HIMARS Rockets Fired from Navy Amphib, Destroy Target

By RICHARD R. BURGESS, Managing Editor

ARLINGTON, Va. — Rockets fired from a vehicle parked on the flight deck of a Navy ship destroyed a target 70 kilometers away during a demonstration of an innovative use of existing technology.

According to an Oct. 23 release from Expeditionary Strike Group 3, the launch was conducted Oct. 22 from the deck of the San Antonio-class amphibious platform dock ship USS Anchorage in the Pacific Ocean during Exercise Dawn Blitz. The rockets were launched from a 5-ton M142 High-Mobility Artillery Rocket System (HIMARS), a normally land-based artillery system used by the U.S. Army and Marine Corps.

“The HIMARS is a C-130 transportable, wheeled, indirect fire (IDF) rocket/missile system capable of firing all current and future rockets as well as missiles in the Multiple-Launch Rocket System Family of Munitions,” according to its entry in the January 2017 Seapower Almanac. “The HIMARS launcher consists of a fire-control system, carrier [vehicle] and launcher-loader module that performs all operations necessary to complete a fire mission. The basic system includes one launcher, one resupply vehicle and two resupply trailers. HIMARS accurately engages target ranges — in excess of 40 miles — with high volumes of lethal precision fires in all weather conditions and throughout all phases of combat operations ashore.”

In the Marine Corps, the HIMARS, built by Lockheed Martin Missiles & Fire Control, achieved initial operational capability on Sept. 20, 2014.

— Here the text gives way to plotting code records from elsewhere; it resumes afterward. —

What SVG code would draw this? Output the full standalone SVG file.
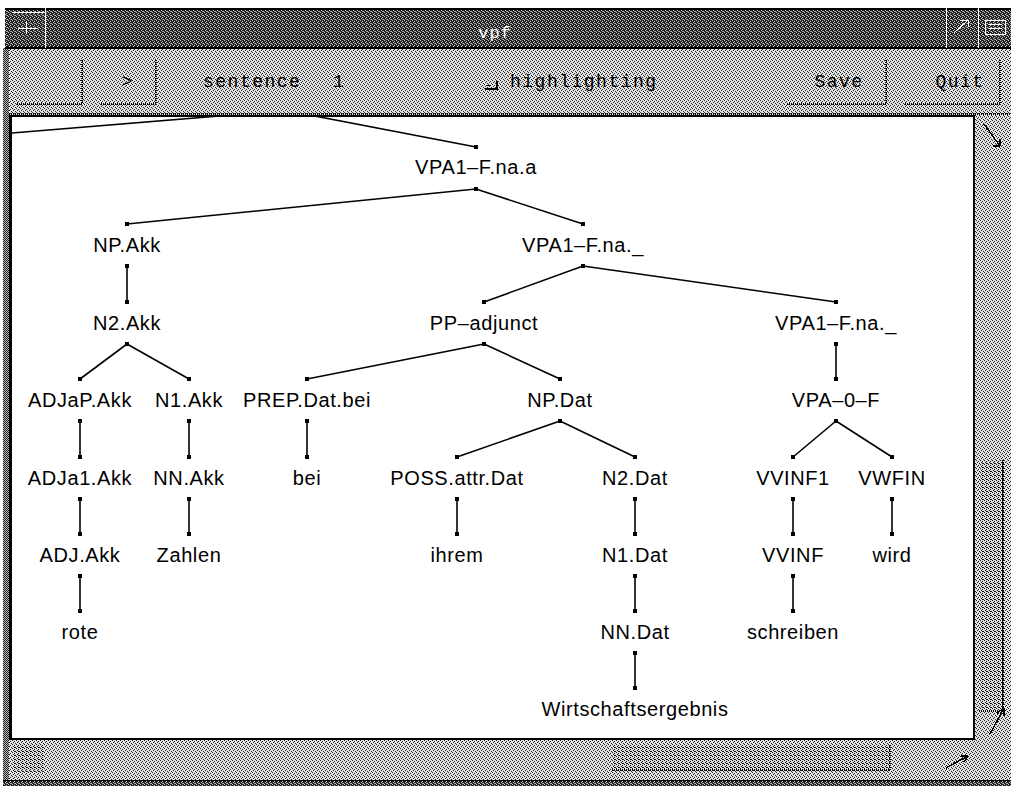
<svg xmlns="http://www.w3.org/2000/svg" width="1011" height="786" viewBox="0 0 1011 786">
<defs>
  <pattern id="dark" patternUnits="userSpaceOnUse" width="4" height="4">
    <rect width="4" height="4" fill="#222"/>
    <rect x="0" y="0" width="1" height="1" fill="#c8c8c8"/>
    <rect x="2" y="1" width="1" height="1" fill="#c8c8c8"/>
    <rect x="1" y="2" width="1" height="1" fill="#c8c8c8"/>
    <rect x="3" y="3" width="1" height="1" fill="#c8c8c8"/>
    <rect x="2" y="3" width="1" height="1" fill="#888"/>
  </pattern>
  <pattern id="light" patternUnits="userSpaceOnUse" width="4" height="4">
    <rect width="4" height="4" fill="#e2e2e2"/>
    <rect x="0" y="0" width="1" height="1" fill="#222"/>
    <rect x="2" y="1" width="1" height="1" fill="#222"/>
    <rect x="1" y="2" width="1" height="1" fill="#222"/>
    <rect x="3" y="3" width="1" height="1" fill="#222"/>
  </pattern>
  <pattern id="mid" patternUnits="userSpaceOnUse" width="4" height="4">
    <rect width="4" height="4" fill="#dcdcdc"/>
    <rect x="0" y="0" width="1" height="1" fill="#111"/>
    <rect x="2" y="1" width="1" height="1" fill="#111"/>
    <rect x="1" y="2" width="1" height="1" fill="#111"/>
    <rect x="3" y="3" width="1" height="1" fill="#111"/>
    <rect x="2" y="3" width="1" height="1" fill="#111"/>
  </pattern>
  <pattern id="dense" patternUnits="userSpaceOnUse" width="4" height="4">
    <rect width="4" height="4" fill="#d0d0d0"/>
    <rect x="0" y="0" width="1" height="1" fill="#111"/>
    <rect x="2" y="0" width="1" height="1" fill="#111"/>
    <rect x="1" y="1" width="1" height="1" fill="#111"/>
    <rect x="3" y="2" width="1" height="1" fill="#111"/>
    <rect x="0" y="2" width="1" height="1" fill="#111"/>
    <rect x="2" y="3" width="1" height="1" fill="#111"/>
  </pattern>
  <pattern id="checker" patternUnits="userSpaceOnUse" width="2" height="2">
    <rect width="2" height="2" fill="#bbb"/>
    <rect x="0" y="0" width="1" height="1" fill="#222"/>
    <rect x="1" y="1" width="1" height="1" fill="#222"/>
  </pattern>
  <marker id="dot" markerUnits="userSpaceOnUse" markerWidth="6" markerHeight="6" refX="3" refY="3" orient="0">
    <rect x="1" y="1" width="4" height="4" fill="#000"/>
  </marker>
  <clipPath id="canvasClip"><rect x="12" y="117" width="962" height="622"/></clipPath>
  <style>
    .lbl { font-family: "Liberation Sans", Arial, sans-serif; font-size: 20px; fill: #000; text-anchor: middle; letter-spacing: 0.6px; }
    .edge { stroke: #000; stroke-width: 1.6; fill: none; marker-start: url(#dot); marker-end: url(#dot); }
    .edge0 { stroke: #000; stroke-width: 1.6; fill: none; }
    .btn { font-family: "Liberation Mono", "DejaVu Sans Mono", monospace; font-size: 18px; fill: #000; letter-spacing: 1.5px; }
    .shade { stroke: #000; stroke-width: 2; stroke-dasharray: 1 1; fill: none; }
    .wl { stroke: #fff; stroke-width: 1; fill: none; }
  </style>
</defs>

<!-- background -->
<rect x="0" y="0" width="1011" height="786" fill="#fff"/>

<!-- canvas -->
<rect x="12" y="117" width="962" height="622" fill="#fff"/>

<g id="connectors" clip-path="url(#canvasClip)">
  <line class="edge0" x1="286" y1="110.5" x2="12" y2="133"/>
  <line class="edge0" x1="286" y1="110.5" x2="476" y2="147" marker-end="url(#dot)"/>
  <line class="edge" x1="476" y1="189" x2="127" y2="224"/>
  <line class="edge" x1="476" y1="189" x2="583" y2="224"/>
  <line class="edge" x1="127" y1="266" x2="127" y2="302"/>
  <line class="edge" x1="583" y1="266" x2="484" y2="302"/>
  <line class="edge" x1="583" y1="266" x2="836" y2="302"/>
  <line class="edge" x1="127" y1="344" x2="80" y2="379"/>
  <line class="edge" x1="127" y1="344" x2="189" y2="379"/>
  <line class="edge" x1="484" y1="344" x2="307" y2="379"/>
  <line class="edge" x1="484" y1="344" x2="560" y2="379"/>
  <line class="edge" x1="836" y1="344" x2="836" y2="379"/>
  <line class="edge" x1="80" y1="421" x2="80" y2="457"/>
  <line class="edge" x1="189" y1="421" x2="189" y2="457"/>
  <line class="edge" x1="307" y1="421" x2="307" y2="457"/>
  <line class="edge" x1="560" y1="421" x2="457" y2="457"/>
  <line class="edge" x1="560" y1="421" x2="635" y2="457"/>
  <line class="edge" x1="836" y1="421" x2="793" y2="457"/>
  <line class="edge" x1="836" y1="421" x2="892" y2="457"/>
  <line class="edge" x1="80" y1="499" x2="80" y2="534"/>
  <line class="edge" x1="189" y1="499" x2="189" y2="534"/>
  <line class="edge" x1="457" y1="499" x2="457" y2="534"/>
  <line class="edge" x1="635" y1="499" x2="635" y2="534"/>
  <line class="edge" x1="793" y1="499" x2="793" y2="534"/>
  <line class="edge" x1="892" y1="499" x2="892" y2="534"/>
  <line class="edge" x1="80" y1="576" x2="80" y2="611"/>
  <line class="edge" x1="635" y1="576" x2="635" y2="611"/>
  <line class="edge" x1="793" y1="576" x2="793" y2="611"/>
  <line class="edge" x1="635" y1="653" x2="635" y2="688"/>
</g>

<g id="n-vpa1-root"><text class="lbl" x="476" y="174">VPA1–F.na.a</text></g>
<g id="n-np-akk"><text class="lbl" x="127" y="252">NP.Akk</text></g>
<g id="n-vpa1-mid"><text class="lbl" x="583" y="252">VPA1–F.na._</text></g>
<g id="n-n2-akk"><text class="lbl" x="127" y="330">N2.Akk</text></g>
<g id="n-pp-adjunct"><text class="lbl" x="484" y="330">PP–adjunct</text></g>
<g id="n-vpa1-right"><text class="lbl" x="836" y="330">VPA1–F.na._</text></g>
<g id="n-adjap-akk"><text class="lbl" x="80" y="407">ADJaP.Akk</text></g>
<g id="n-n1-akk"><text class="lbl" x="189" y="407">N1.Akk</text></g>
<g id="n-prep"><text class="lbl" x="307" y="407">PREP.Dat.bei</text></g>
<g id="n-np-dat"><text class="lbl" x="560" y="407">NP.Dat</text></g>
<g id="n-vpa0"><text class="lbl" x="836" y="407">VPA–0–F</text></g>
<g id="n-adja1-akk"><text class="lbl" x="80" y="485">ADJa1.Akk</text></g>
<g id="n-nn-akk"><text class="lbl" x="189" y="485">NN.Akk</text></g>
<g id="n-bei"><text class="lbl" x="307" y="485">bei</text></g>
<g id="n-poss"><text class="lbl" x="457" y="485">POSS.attr.Dat</text></g>
<g id="n-n2-dat"><text class="lbl" x="635" y="485">N2.Dat</text></g>
<g id="n-vvinf1"><text class="lbl" x="793" y="485">VVINF1</text></g>
<g id="n-vwfin"><text class="lbl" x="892" y="485">VWFIN</text></g>
<g id="n-adj-akk"><text class="lbl" x="80" y="562">ADJ.Akk</text></g>
<g id="n-zahlen"><text class="lbl" x="189" y="562">Zahlen</text></g>
<g id="n-ihrem"><text class="lbl" x="457" y="562">ihrem</text></g>
<g id="n-n1-dat"><text class="lbl" x="635" y="562">N1.Dat</text></g>
<g id="n-vvinf"><text class="lbl" x="793" y="562">VVINF</text></g>
<g id="n-wird"><text class="lbl" x="892" y="562">wird</text></g>
<g id="n-rote"><text class="lbl" x="80" y="639">rote</text></g>
<g id="n-nn-dat"><text class="lbl" x="635" y="639">NN.Dat</text></g>
<g id="n-schreiben"><text class="lbl" x="793" y="639">schreiben</text></g>
<g id="n-wirtschaft"><text class="lbl" x="635" y="716">Wirtschaftsergebnis</text></g>

<!-- window chrome -->
<g id="chrome" shape-rendering="crispEdges">
  <!-- left frame -->
  <rect x="3" y="48" width="6" height="738" fill="url(#checker)"/>
  <rect x="9" y="115" width="3" height="626" fill="#000"/>
  <!-- title bar -->
  <rect x="5" y="8" width="1006" height="41" fill="url(#dark)"/>
  <rect x="5" y="8" width="1006" height="2" fill="#000"/>
  <rect x="5" y="47" width="1006" height="2" fill="#000"/>
  <line class="wl" x1="5" y1="7.5" x2="1011" y2="7.5"/>
  <line class="wl" x1="45.5" y1="3" x2="45.5" y2="48"/>
  <line class="wl" x1="946.5" y1="3" x2="946.5" y2="48"/>
  <line class="wl" x1="978.5" y1="3" x2="978.5" y2="48"/>
  <line class="wl" x1="12" y1="12.5" x2="44" y2="12.5"/>
  <path class="wl" d="M18 28.5 H38 M26 22 V34"/>
  <path class="wl" d="M954 33 L968 20 M960 20 H968 V27"/>
  <rect x="985.5" y="20.5" width="20" height="14" class="wl"/>
  <path class="wl" d="M989 24.5 H1002 M989 28.5 H1002"/>
  <text x="495" y="38" font-family="Liberation Mono, DejaVu Sans Mono, monospace" font-size="17" fill="#fff" text-anchor="middle" letter-spacing="1">vpf</text>

  <!-- button bar -->
  <rect x="9" y="49" width="1002" height="66" fill="url(#light)"/>
  <line class="shade" x1="9" y1="114" x2="1011" y2="114"/>
  <!-- buttons -->
  <path class="shade" d="M82 60 V104 H16"/>
  <path class="shade" d="M156 60 V104 H101"/>
  <text class="btn" x="128" y="87" text-anchor="middle">&gt;</text>
  <text class="btn" x="203" y="87">sentence</text>
  <text class="btn" x="333" y="87">1</text>
  <path d="M485 89 H497 V81" stroke="#000" stroke-width="2" fill="none"/>
  <path d="M486 85 H491" stroke="#000" stroke-width="1" fill="none"/>
  <text class="btn" x="510" y="87">highlighting</text>
  <path class="shade" d="M886 60 V104 H787"/>
  <text class="btn" x="839" y="87" text-anchor="middle">Save</text>
  <path class="shade" d="M1000 60 V104 H904"/>
  <text class="btn" x="960" y="87" text-anchor="middle">Quit</text>

  <!-- canvas borders -->
  <rect x="9" y="115" width="966" height="2" fill="#000"/>
  <rect x="973" y="115" width="2" height="626" fill="#000"/>
  <rect x="9" y="738" width="966" height="2" fill="#000"/>

  <!-- right scrollbar -->
  <rect x="975" y="115" width="36" height="627" fill="url(#light)"/>
  <path d="M984 124 L1000 146 M1000 146 V139 M1000 146 H993" stroke="#000" stroke-width="1.5" fill="none"/>
  <rect x="979" y="460" width="24" height="250" fill="url(#mid)"/>
  <line class="shade" x1="1003" y1="460" x2="1003" y2="711"/>
  <line class="shade" x1="979" y1="711" x2="1003" y2="711"/>
  <path d="M990 734 L1004 708 M1004 708 V716 M1004 708 L997 713" stroke="#000" stroke-width="1.5" fill="none"/>

  <!-- bottom scrollbar -->
  <rect x="9" y="740" width="1002" height="40" fill="url(#light)"/>
  <rect x="14" y="744" width="29" height="28" fill="url(#mid)"/>
  <rect x="612" y="745" width="278" height="24" fill="url(#mid)"/>
  <line class="shade" x1="890" y1="745" x2="890" y2="770"/>
  <line class="shade" x1="612" y1="770" x2="890" y2="770"/>
  <path d="M946 768 L968 756 M968 756 H961 M968 756 L964 762" stroke="#000" stroke-width="1.5" fill="none"/>

  <!-- bottom frame -->
  <rect x="3" y="780" width="1008" height="6" fill="url(#dark)"/>
  <rect x="3" y="780" width="1008" height="1" fill="#000"/>
</g>
</svg>
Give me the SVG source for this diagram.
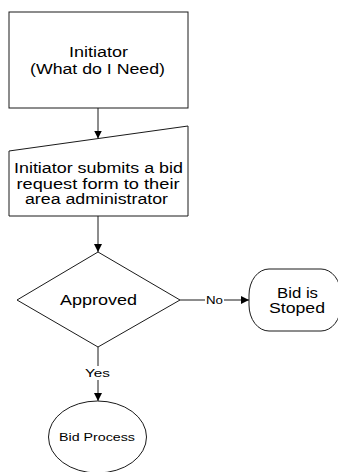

Fire support for Marine units ashore from naval vessels has been a persistent issue since the demise of the battleships and heavy cruisers and their large-caliber naval guns. The highly accurate HIMARS is one potential alternative solution, able to provide precision fire support from ranges in excess of those provided by conventional artillery and therefore able to support forces deeper inland from a landing zone.

“This portion of Dawn Blitz validated the commander’s ability to integrate HIMARS with ships to conduct a sea-based strike,” the release said.